L'histoire que nous raconte le crâne de Lusinga Lwa Ng'ombe
Le 20/04/2018
Refusant de se soumettre, un puissant chef tabwa eut la tête tranchée et son crâne fut ramené en Belgique. Il s’y trouve toujours. Conservé par un musée mais à l’abri des regards, comme dans une oubliette.
Une enquête publiée dans l'hebdomadaire Paris Match Belgique et sur le site spécialement dédié www.lusingatabwa.com, le 22 mars 2018.
Dans une boîte qui se trouve à l’Institut Royal des Sciences naturelles de Belgique repose le crâne de Lusinga lwa Ng'ombe. Le 4 décembre 1884, ce puissant chef tabwa qui vivait dans la région du lac Tanganyika fut décapité lors d’une expédition punitive commanditée par Emile Storms. Ce militaire belge, autrefois décoré, aujourd’hui oublié, dirigeait la 4ème expédition de l’Association Internationale Africaine. Il faisait tuer les chefs rebelles et il se constituait une collection de crânes pour impressionner ses ennemis. À la fin de son séjour en Afrique, Storms ramena le crâne de Lusinga mais aussi ceux de deux autres chefs locaux (Mpampa et Marilou). Alors qu’ils sont toujours conservés en Belgique, ces restes humains invitent à un travail de mémoire sur des crimes qui ont été commis au nom de la « civilisation » dans les premiers temps de la colonisation. Ils questionnent aussi notre présent. Peut-on se contenter d'une muette solution de « stockage » dans un musée ? La Belgique ne doit-elle tout mettre en œuvre pour rendre possible le retour de ces restes humains en Afrique? Le « butin » de Storms fut aussi constitué de plusieurs statuettes qui font partie des "trésors" du Musée Royal de l’Afrique centrale à Tervuren...
« Je fais apporter la tête de Lusinga au milieu du cercle. Je dis : ‘Voilà l’homme que vous craigniez hier. Cet homme est mort parce qu’il a toujours cherché à détruire la contrée et parce qu’il a menti à l’homme blanc.’ ». Le 9 décembre 1884, lorsqu’il écrit ces lignes dans son journal, le lieutenant Emile Storms est au faîte de sa puissance. Installé depuis un peu plus de deux ans dans la région du lac Tanganyika, ce militaire belge est alors le commandant de la 4ème expédition de l’Association Internationale Africaine (AIA), une organisation créée à l’initiative du Roi Léopold II pour « explorer » l’immense territoire qui deviendra bientôt le Congo belge.
L’AIA affichait des ambitions « civilisatrices » et « antiesclavagistes » mais il ne s’agissait de rien d’autre que d’une entreprise de conquête s’inscrivant dans la course que plusieurs puissances européennes se livraient alors pour coloniser l’Afrique centrale.
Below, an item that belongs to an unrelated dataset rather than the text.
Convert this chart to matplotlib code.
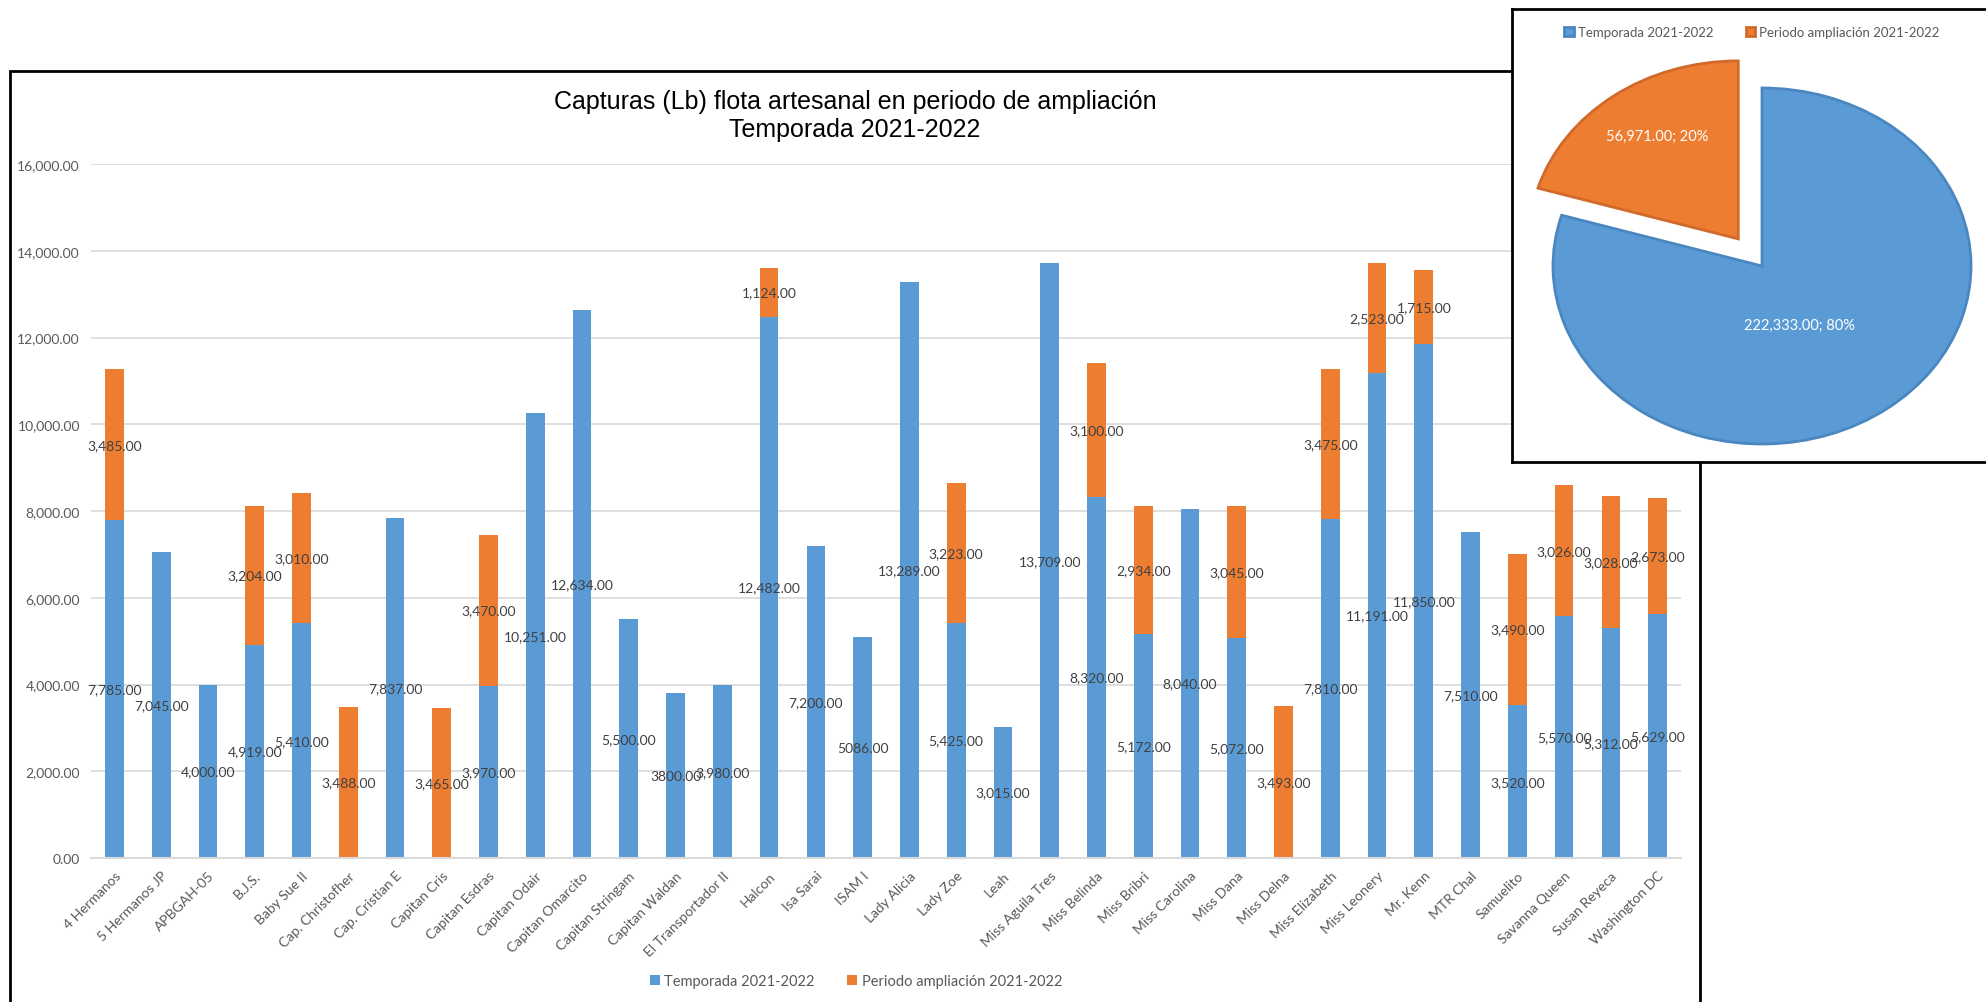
import matplotlib.pyplot as plt
from matplotlib.patches import Rectangle

# datos de capturas por embarcacion (Lb)
embarcaciones = ['4 Hermanos', '5 Hermanos JP', 'APBGAH-05', 'B.J.S.', 'Baby Sue II',
                 'Cap. Christofher', 'Cap. Cristian E', 'Capitan Cris', 'Capitan Esdras',
                 'Capitan Odair', 'Capitan Omarcito', 'Capitan Stringam', 'Capitan Waldan',
                 'El Transportador II', 'Halcon', 'Isa Sarai', 'ISAM I', 'Lady Alicia',
                 'Lady Zoe', 'Leah', 'Miss Aguila Tres', 'Miss Belinda', 'Miss Bribri',
                 'Miss Carolina', 'Miss Dana', 'Miss Delna', 'Miss Elizabeth', 'Miss Leonery',
                 'Mr. Kenn', 'MTR Chal', 'Samuelito', 'Savanna Queen', 'Susan Reyeca',
                 'Washington DC']
temporada = [7785, 7045, 4000, 4919, 5410, 0, 7837, 0, 3970, 10251, 12634, 5500, 3800,
             3980, 12482, 7200, 5086, 13289, 5425, 3015, 13709, 8320, 5172, 8040, 5072,
             0, 7810, 11191, 11850, 7510, 3520, 5570, 5312, 5629]
ampliacion = [3485, 0, 0, 3204, 3010, 3488, 0, 3465, 3470, 0, 0, 0, 0, 0, 1124, 0, 0, 0,
              3223, 0, 0, 3100, 2934, 0, 3045, 3493, 3475, 2523, 1715, 0, 3490, 3026,
              3028, 2673]
# etiquetas escritas sin separador de miles en el original
etiquetas_especiales = {12: '3800.00', 16: '5086.00'}
yticks = list(range(0, 16001, 2000))
series = ['Temporada 2021-2022', 'Periodo ampliación 2021-2022']

azul = '#5B9BD5'
naranja = '#ED7D31'
gris = '#595959'

plt.rcParams['font.family'] = ['Lato', 'DejaVu Sans']

W, H = 1986, 1003
fig = plt.figure(figsize=(W / 100, H / 100), dpi=100)

# marco del grafico principal
fig.patches.append(Rectangle((10 / W, -0.01), 1690 / W, 1.01 - 72 / H, transform=fig.transFigure,
                             fill=False, ec='black', lw=2, zorder=1))

ax = fig.add_axes([91 / W, 144 / H, 1590 / W, 694 / H])
x = list(range(len(embarcaciones)))
b1 = ax.bar(x, temporada, width=0.4, color=azul, label=series[0])
b2 = ax.bar(x, ampliacion, width=0.4, bottom=temporada, color=naranja, label=series[1])

lab_t = []
for i, v in enumerate(temporada):
    if v == 0:
        lab_t.append('')
    else:
        lab_t.append(etiquetas_especiales.get(i, f'{v:,.2f}'))
lab_a = ['' if v == 0 else f'{v:,.2f}' for v in ampliacion]
ax.bar_label(b1, labels=lab_t, label_type='center', fontsize=10, color='#404040')
ax.bar_label(b2, labels=lab_a, label_type='center', fontsize=10, color='#404040')

ax.set_xlim(-0.5, len(embarcaciones) - 0.5)
ax.set_ylim(0, 16000)
ax.set_yticks(yticks)
ax.set_yticklabels([f'{v:,.2f}' for v in yticks])
ax.set_xticks(x)
ax.set_xticklabels(embarcaciones, rotation=45, ha='right', rotation_mode='anchor')
ax.tick_params(axis='y', length=0, labelsize=10, labelcolor=gris, pad=8)
ax.tick_params(axis='x', length=0, labelsize=10, labelcolor=gris, pad=8)
ax.yaxis.grid(True, color='#D9D9D9', lw=1.2)
ax.set_axisbelow(True)
for s in ['top', 'right', 'left']:
    ax.spines[s].set_visible(False)
ax.spines['bottom'].set_color('#D9D9D9')
ax.spines['bottom'].set_linewidth(1.5)

ax.legend(loc='center', bbox_to_anchor=(856 / W, 1 - 982 / H), bbox_transform=fig.transFigure,
          ncol=2, frameon=False, fontsize=10.5, labelcolor=gris, handlelength=0.7,
          handleheight=0.7, handletextpad=0.3, columnspacing=2.2)

fig.text(855 / W, 1 - 116 / H,
         'Capturas (Lb) flota artesanal en periodo de ampliación\nTemporada 2021-2022',
         ha='center', va='center', fontsize=18, family='Liberation Sans', linespacing=1.2)

# recuadro del grafico circular
box = fig.add_axes([1512 / W, 1 - 463 / H, 480 / W, 453 / H], zorder=5)
box.set_xticks([])
box.set_yticks([])
box.set_facecolor('white')
for s in box.spines.values():
    s.set_linewidth(2)
    s.set_color('black')

totales = [sum(temporada), sum(ampliacion)]
total = sum(totales)
pa = fig.add_axes([1553 / W, 1 - 445 / H, 418 / W, 356 / H], zorder=6)
wedges, texts, autotexts = pa.pie(
    totales, colors=[azul, naranja], startangle=90, counterclock=False,
    explode=[0, 0.19], autopct=lambda p: f'{p * total / 100:,.2f}; {p:.0f}%',
    textprops=dict(color='white', fontsize=10.5))
wedges[0].set_edgecolor('#4A86BF')
wedges[1].set_edgecolor('#D0692A')
for w in wedges:
    w.set_linewidth(2)
    w.set_clip_on(False)
pa.set_aspect('auto')
pa.set_xlim(-1, 1)
pa.set_ylim(-1, 1)
autotexts[0].set_position((0.18, -0.33))
autotexts[1].set_position((-0.50, 0.73))

box.legend(wedges, series, loc='center', bbox_to_anchor=(1752 / W, 1 - 33 / H),
           bbox_transform=fig.transFigure, ncol=2, frameon=False, fontsize=9.5,
           labelcolor=gris, handlelength=0.7, handleheight=0.7, handletextpad=0.3,
           columnspacing=2.5)

fig.savefig('out.png', dpi=100)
Le plan d’action était simple. Sur le terrain, planter le drapeau bleu avec une étoile dorée de l’AIA dans un maximum de territoires, y « soumettre » les populations locales ; dans les sphères diplomatiques, préparer le moment où cette occupation de fait serait « officialisée » par les chefs d’Etats européens. Ce qui fut fait lors de la Conférence de Berlin qui, le 26 février 1885, livra le Congo au Roi Léopold II.
Au même titre qu’Henry Morton Stanley, Emile Storms a été l’un des maillons de cette entreprise proto-coloniale mais, bien qu’un monument le célèbre, square de Meeûs à Bruxelles, son histoire est largement méconnue dans son pays natal. Le parcours de cet homme qui brandissait la tête coupée d’un chef local dont il avait fait disparaître les villages en une journée de terreur – quelques 60 morts et 125 prisonniers dont on ne sait rien de ce qu’ils devinrent- apporte pourtant un éclairage signifiant sur une période importante de l’histoire de la Belgique et du Congo.
Le crâne du chef Lusinga est actuellement conservé dans une bôite qui se trouve à l'Institut Royal des Sciences naturelles de Belgique.